Saturday, 20 September 2014

Sci-Fi September: Runaway (1984)

Michael Crichton was, from my limited exposure to his work, quite a brilliant mind. As a writer, he developed stories around core ideas that would predate their implementation and/or development in our real world. In the world of sci-fi, I'd mark him out as being just as prescient as any other leading name that you could throw in to the hat. He may have been simply competent as a director, but I think that was more a case of the tech never really being up to the speed of his visionary imagination. As is the case with Runaway.

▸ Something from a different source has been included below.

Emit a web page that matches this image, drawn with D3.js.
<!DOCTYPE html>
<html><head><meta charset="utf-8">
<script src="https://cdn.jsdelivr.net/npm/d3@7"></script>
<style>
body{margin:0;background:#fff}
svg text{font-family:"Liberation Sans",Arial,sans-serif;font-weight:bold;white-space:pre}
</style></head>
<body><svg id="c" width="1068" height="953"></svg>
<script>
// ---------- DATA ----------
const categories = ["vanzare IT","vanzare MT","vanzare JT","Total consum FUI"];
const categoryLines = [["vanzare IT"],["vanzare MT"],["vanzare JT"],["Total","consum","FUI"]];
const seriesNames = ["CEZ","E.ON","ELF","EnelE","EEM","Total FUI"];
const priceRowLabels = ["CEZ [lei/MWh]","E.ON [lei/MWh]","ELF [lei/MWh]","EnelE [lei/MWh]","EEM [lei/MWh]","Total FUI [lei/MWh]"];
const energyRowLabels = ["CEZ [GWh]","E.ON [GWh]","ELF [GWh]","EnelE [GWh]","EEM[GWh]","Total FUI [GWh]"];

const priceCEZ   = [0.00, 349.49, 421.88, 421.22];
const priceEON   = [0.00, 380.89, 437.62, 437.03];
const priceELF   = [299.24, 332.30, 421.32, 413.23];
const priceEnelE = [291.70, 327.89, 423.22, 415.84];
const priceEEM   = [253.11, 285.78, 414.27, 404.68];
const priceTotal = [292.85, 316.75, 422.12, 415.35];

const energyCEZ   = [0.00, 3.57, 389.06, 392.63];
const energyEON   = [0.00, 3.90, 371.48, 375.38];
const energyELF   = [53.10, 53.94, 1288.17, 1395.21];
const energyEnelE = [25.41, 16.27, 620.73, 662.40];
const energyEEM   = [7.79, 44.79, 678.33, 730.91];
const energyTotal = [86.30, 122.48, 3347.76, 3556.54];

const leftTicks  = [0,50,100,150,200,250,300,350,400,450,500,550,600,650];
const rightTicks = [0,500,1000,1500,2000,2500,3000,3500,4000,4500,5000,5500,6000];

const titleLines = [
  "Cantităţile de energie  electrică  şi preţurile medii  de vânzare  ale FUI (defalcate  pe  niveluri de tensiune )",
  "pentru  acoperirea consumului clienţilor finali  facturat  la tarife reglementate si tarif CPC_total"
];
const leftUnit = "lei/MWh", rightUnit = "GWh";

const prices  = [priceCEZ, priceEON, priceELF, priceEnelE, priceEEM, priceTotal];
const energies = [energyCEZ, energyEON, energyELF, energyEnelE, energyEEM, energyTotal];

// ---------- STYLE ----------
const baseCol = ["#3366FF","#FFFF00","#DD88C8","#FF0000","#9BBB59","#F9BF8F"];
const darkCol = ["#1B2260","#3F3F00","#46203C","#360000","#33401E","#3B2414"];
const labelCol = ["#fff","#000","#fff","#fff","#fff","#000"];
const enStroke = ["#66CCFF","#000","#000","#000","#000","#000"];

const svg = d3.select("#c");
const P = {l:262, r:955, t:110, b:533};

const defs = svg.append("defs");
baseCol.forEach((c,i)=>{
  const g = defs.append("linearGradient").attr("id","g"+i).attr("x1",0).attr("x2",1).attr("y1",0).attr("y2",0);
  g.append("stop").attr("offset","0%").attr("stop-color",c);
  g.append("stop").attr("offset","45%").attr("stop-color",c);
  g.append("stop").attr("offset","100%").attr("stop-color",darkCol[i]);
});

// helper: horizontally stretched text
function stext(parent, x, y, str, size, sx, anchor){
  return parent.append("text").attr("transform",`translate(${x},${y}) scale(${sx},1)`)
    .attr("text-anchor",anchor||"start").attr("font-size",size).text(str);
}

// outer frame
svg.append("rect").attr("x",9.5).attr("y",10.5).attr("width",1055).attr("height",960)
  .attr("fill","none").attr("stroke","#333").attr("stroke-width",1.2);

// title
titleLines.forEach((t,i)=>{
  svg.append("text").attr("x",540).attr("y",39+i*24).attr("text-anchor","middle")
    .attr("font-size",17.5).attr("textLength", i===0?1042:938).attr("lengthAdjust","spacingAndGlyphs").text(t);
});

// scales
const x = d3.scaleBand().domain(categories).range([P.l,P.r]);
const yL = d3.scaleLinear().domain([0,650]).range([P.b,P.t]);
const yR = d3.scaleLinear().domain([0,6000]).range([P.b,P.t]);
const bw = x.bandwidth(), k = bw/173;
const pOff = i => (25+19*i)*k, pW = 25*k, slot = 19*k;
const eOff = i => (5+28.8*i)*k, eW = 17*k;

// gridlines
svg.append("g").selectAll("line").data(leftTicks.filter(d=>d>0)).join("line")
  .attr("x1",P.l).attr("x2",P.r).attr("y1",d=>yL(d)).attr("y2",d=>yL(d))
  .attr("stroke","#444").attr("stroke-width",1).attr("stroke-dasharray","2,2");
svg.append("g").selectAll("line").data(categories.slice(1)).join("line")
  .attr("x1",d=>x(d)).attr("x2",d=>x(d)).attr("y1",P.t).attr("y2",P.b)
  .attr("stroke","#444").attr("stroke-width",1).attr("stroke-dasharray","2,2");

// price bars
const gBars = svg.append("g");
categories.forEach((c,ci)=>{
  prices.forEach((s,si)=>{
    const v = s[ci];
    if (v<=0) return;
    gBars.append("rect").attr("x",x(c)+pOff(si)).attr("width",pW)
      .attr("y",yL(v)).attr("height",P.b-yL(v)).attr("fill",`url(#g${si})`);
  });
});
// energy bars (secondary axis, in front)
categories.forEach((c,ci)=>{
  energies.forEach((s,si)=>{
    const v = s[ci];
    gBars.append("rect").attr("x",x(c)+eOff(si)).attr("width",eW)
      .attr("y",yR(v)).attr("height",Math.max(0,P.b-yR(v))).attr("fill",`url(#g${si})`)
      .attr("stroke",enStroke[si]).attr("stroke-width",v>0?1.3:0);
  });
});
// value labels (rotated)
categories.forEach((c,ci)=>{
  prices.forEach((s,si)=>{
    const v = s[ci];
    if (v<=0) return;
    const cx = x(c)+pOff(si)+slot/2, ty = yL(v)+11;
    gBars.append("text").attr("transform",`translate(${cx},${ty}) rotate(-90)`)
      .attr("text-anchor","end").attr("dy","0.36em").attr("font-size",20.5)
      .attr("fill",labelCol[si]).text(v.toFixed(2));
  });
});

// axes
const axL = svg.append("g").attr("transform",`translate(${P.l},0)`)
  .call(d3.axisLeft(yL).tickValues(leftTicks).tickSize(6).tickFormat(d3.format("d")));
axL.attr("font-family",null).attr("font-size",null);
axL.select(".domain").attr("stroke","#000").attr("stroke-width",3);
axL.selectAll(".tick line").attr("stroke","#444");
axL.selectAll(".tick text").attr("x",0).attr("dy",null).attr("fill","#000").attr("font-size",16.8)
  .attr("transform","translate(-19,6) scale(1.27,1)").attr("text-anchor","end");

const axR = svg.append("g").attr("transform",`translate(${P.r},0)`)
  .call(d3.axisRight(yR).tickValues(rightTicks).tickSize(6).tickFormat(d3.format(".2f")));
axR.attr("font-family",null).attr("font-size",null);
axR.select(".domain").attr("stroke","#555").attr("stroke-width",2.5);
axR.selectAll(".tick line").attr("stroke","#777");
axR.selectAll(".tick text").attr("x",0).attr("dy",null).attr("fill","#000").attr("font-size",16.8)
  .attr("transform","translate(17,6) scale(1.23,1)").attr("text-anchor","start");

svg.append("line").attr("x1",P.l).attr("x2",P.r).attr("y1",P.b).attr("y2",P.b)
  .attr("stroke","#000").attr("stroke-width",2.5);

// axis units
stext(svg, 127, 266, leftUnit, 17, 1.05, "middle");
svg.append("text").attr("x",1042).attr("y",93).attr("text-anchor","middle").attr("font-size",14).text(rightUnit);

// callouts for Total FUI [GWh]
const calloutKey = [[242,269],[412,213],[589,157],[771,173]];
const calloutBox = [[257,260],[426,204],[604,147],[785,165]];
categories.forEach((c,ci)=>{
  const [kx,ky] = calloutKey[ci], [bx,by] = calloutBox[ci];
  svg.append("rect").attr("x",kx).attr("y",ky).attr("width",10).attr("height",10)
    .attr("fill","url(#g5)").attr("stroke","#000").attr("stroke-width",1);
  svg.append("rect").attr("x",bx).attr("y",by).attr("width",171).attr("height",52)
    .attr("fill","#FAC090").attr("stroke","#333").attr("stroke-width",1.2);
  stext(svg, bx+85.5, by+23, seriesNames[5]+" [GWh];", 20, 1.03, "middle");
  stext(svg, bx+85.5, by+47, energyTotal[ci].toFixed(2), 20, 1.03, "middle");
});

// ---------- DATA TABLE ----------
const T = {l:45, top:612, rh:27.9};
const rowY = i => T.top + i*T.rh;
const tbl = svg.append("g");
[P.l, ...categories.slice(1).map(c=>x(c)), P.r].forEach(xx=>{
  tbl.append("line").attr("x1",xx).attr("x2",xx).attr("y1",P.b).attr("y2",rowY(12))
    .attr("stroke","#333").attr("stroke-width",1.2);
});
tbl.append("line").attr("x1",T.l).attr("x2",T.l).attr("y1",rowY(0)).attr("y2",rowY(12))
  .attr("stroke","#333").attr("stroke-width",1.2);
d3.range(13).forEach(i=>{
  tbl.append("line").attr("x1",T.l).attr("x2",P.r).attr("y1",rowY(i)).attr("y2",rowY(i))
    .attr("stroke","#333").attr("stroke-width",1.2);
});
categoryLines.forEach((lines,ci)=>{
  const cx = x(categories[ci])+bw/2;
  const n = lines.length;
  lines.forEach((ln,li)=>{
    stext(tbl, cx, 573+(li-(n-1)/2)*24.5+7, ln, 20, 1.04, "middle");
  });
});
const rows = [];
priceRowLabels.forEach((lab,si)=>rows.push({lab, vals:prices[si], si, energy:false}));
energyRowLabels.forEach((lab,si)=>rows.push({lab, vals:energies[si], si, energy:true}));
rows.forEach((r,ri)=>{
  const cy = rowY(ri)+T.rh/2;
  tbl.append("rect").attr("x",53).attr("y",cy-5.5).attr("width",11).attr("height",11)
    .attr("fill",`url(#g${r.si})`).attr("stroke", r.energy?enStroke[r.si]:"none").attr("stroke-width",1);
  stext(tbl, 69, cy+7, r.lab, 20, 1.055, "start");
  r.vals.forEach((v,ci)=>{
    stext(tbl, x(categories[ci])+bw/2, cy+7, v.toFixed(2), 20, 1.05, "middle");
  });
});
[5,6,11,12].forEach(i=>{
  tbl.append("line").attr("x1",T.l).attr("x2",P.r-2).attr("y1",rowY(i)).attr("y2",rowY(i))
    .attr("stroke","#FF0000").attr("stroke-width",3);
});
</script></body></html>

Tom Selleck is a cop in the near future who specialises in dealing with runaway robots. It's such a big problem, for example, that he's flown by helicopter just to deal with a runaway farming robot that is not doing anyone any immediate harm. Selleck inhabits a world in which his priorities are his son (Joey Cramer), his job, and the need to mention his vertigo in a way that allows viewers to figure out where the finale might head. He's just been given a new partner (Cynthia Rhodes) in time to deal with a disturbing case - there's a bad man (Gene Simmons) trying to fit all robots with implants that would allow them to break their programming and kill lots of people.

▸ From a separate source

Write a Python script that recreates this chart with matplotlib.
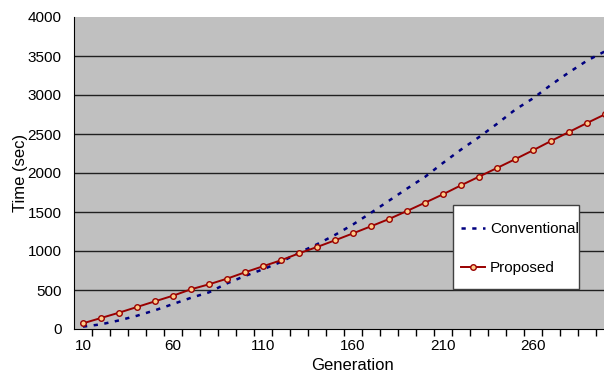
import matplotlib
matplotlib.use("Agg")
import matplotlib.pyplot as plt
from matplotlib.patches import Rectangle

plt.rcParams['font.family'] = ['Liberation Sans', 'DejaVu Sans']

generations = list(range(10, 301, 10))
conventional = [30, 60, 110, 170, 240, 320, 400, 470, 585, 680,
                765, 860, 978, 1086, 1206, 1340, 1490, 1645, 1800, 1950,
                2129, 2300, 2460, 2630, 2810, 2957, 3130, 3290, 3440, 3560]
proposed = [73, 141, 209, 282, 355, 427, 509, 573, 645, 727,
            804, 881, 970, 1051, 1137, 1226, 1317, 1410, 1513, 1619,
            1727, 1842, 1953, 2064, 2176, 2291, 2410, 2526, 2641, 2752]
x_labels = [10, 60, 110, 160, 210, 260]
y_ticks = list(range(0, 4001, 500))

W, H = 604, 373
fig = plt.figure(figsize=(W / 100, H / 100), dpi=100)
left, right, top, bottom = 74, 614, 17, 329
ax = fig.add_axes([left / W, 1 - bottom / H, (right - left) / W, (bottom - top) / H])
ax.set_facecolor('#C0C0C0')

ax.plot(generations, conventional, color='#000080', lw=1.8, linestyle=(0, (1.7, 2.6)),
        label='Conventional', zorder=3)
ax.plot(generations, proposed, color='#990000', lw=1.4, marker='o', markersize=4,
        markerfacecolor='#FFCC88', markeredgecolor='#990000', markeredgewidth=1,
        label='Proposed', zorder=4)

ax.set_xlim(5, 305)
ax.set_ylim(0, 4000)
ax.set_yticks(y_ticks)
ax.set_yticklabels([str(v) for v in y_ticks], fontsize=11)
ax.tick_params(axis='y', length=0, pad=9)
for v in y_ticks[1:-1]:
    ax.axhline(v, color='#202020', lw=1, zorder=1)

ax.set_xticks([g + 5 for g in range(10, 301, 10)])
ax.set_xticklabels([])
ax.tick_params(axis='x', which='major', length=5, width=1, direction='out', color='black')
ax.set_xticks(x_labels, minor=True)
ax.set_xticklabels([str(v) for v in x_labels], minor=True, fontsize=11)
ax.tick_params(axis='x', which='minor', length=0, pad=7)

for s in ['top', 'right']:
    ax.spines[s].set_visible(False)
ax.spines['left'].set_color('black')
ax.spines['bottom'].set_color('black')

ax.set_xlabel('Generation', fontsize=12, labelpad=-4)
ax.xaxis.set_label_coords(((352 - left) / (right - left)), -(366 - bottom) / (bottom - top))
ax.xaxis.label.set_va('center')
ax.set_ylabel('Time (sec)', fontsize=12, labelpad=0)

# legend box
bx0, by0, bx1, by1 = 453, 205, 579, 289
ax.add_patch(Rectangle((bx0 / W, 1 - by1 / H), (bx1 - bx0) / W, (by1 - by0) / H,
                       transform=fig.transFigure, facecolor='white',
                       edgecolor='#404040', lw=1, zorder=5, clip_on=False))
leg = ax.legend(loc='center left',
                bbox_to_anchor=((461 - left) / (right - left), 1 - (248.5 - top) / (bottom - top)),
                fontsize=11, frameon=False, labelspacing=1.65, handlelength=1.6,
                handletextpad=0.3, borderpad=0, borderaxespad=0)
leg.set_zorder(6)

fig.savefig('out.png', dpi=100)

Slightly hampered by the special effects available at the time, and also the fact that it's often hard to get all excited about, Runaway remains a lot of fun, despite the obvious flaws. It has robo-spiders, bullets that can trace individual targets, and Tom Selleck being his usual, charming self.

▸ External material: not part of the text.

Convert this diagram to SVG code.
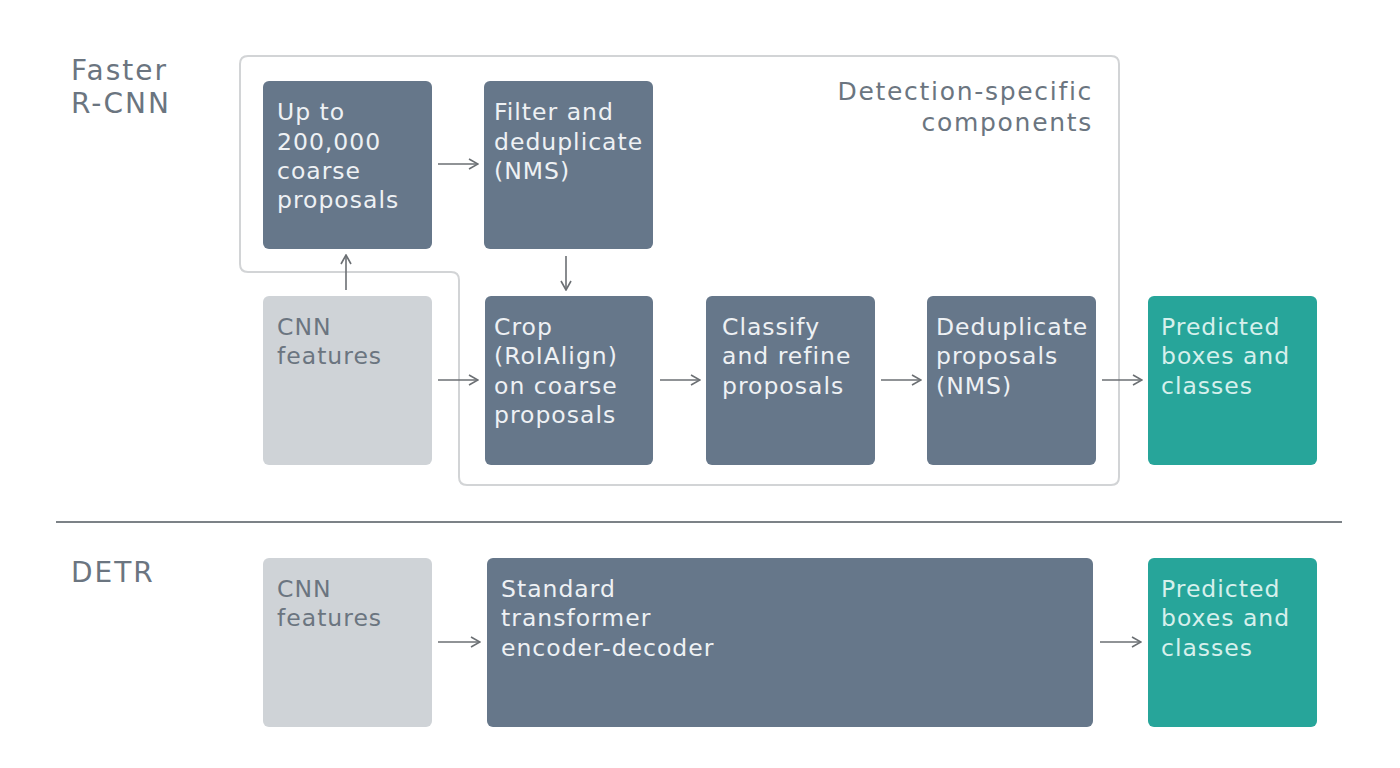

A number of scenes feel a bit flat, with Crichton highlighting the fact that he's a solid, not great, director. He can't do enough to liven up the moments that surround the few set-pieces, with domestic situations and the standard police procedural stuff making up the majority of the runtime.

The cast do their best with their characters. Selleck gets by simply by being his usual Selleck-ness, which has been good enough in pretty much anything he's ever done. Rhodes is a decent partner for him, Cramer is an acceptable cinematic moppet, and Stan Shaw and G. W. Bailey lend decent support in the police station environment. Kirstie Alley also makes a good impression, as a potential victim that the police (well, Selleck and Rhodes) are trying to keep alive. Simmons, on the other hand, is pretty awful, but he's awful in such an entertaining, over the top, way that it works for a villainous performance.

Very much a product of its time, I'll always have a soft spot for Runaway because I saw it at a young age, an age when I thought tracker bullets and robo-spiders were the coolest things ever. Admittedly, I've not matured much beyond that stage, so that may explain my enduring affection for the film. Or it might just remain an enjoyable slice of robo-hokum. Watch and decide for yourself.